Since the hive table sits on top of the phoenix table I had expected hive to directly hand over the query to phoenix for execution and not running a map-reduce job. Also according to the hive query plan, the equals condition in th e where clause is not used as filter for HBase.
We have set TEZ as execution engine and enabled CBO.

Is there a way to speed up the Hive query using basically data_table(lookup_table(rowKey)) instead of runnning a map-reduce job?

Maybe indexing is another option, but would queries from hive actually use a Phoenix index?

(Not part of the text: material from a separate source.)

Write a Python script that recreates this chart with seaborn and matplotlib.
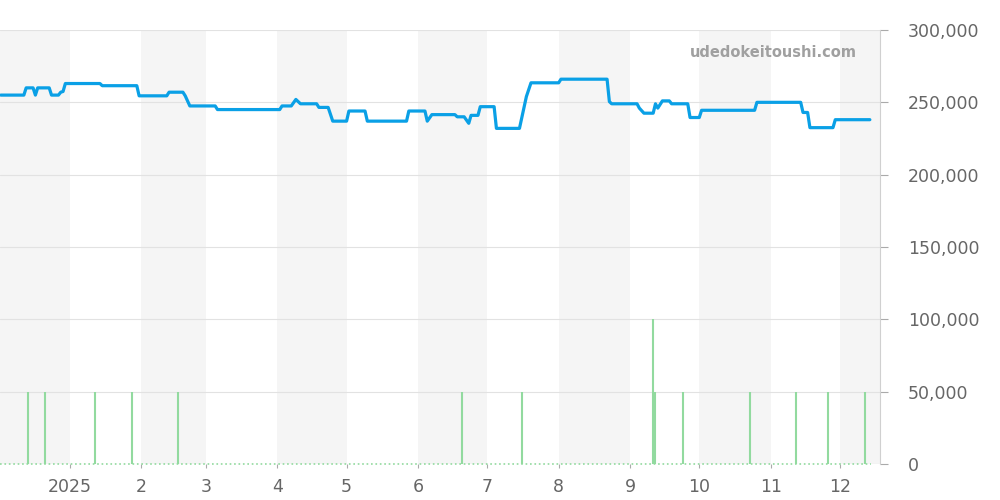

Maybe an index in Hive would be another option.

1 REPLY 1
Highlighted

Re: Slow SQL Access using Lookup Table through Hive and Phoenix

I don't believe Hive's CBO is ever consulted for StorageHandlers (aside from maybe trivial data size computations). Similarly, I don't believe Hive supports indexes on (external) tables from a StorageHandler. Phoenix should be pushing down the predicate in your inner-query (as you can see in the Phoenix explain plan above)

If you create a Phoenix Index, I believe the PhoenixStorageHandler will pick it up (assuming that the query considers that index table to satisfy the Phoenix query that Hive generates).

I like giving the suggestion that the PhoenixStorageHandler is a "bulldozer" (big, slow moving, but can push large amounts of data). It can help run some queries, but Phoenix "natively" is nearly always going to perform better than the Hive integration will.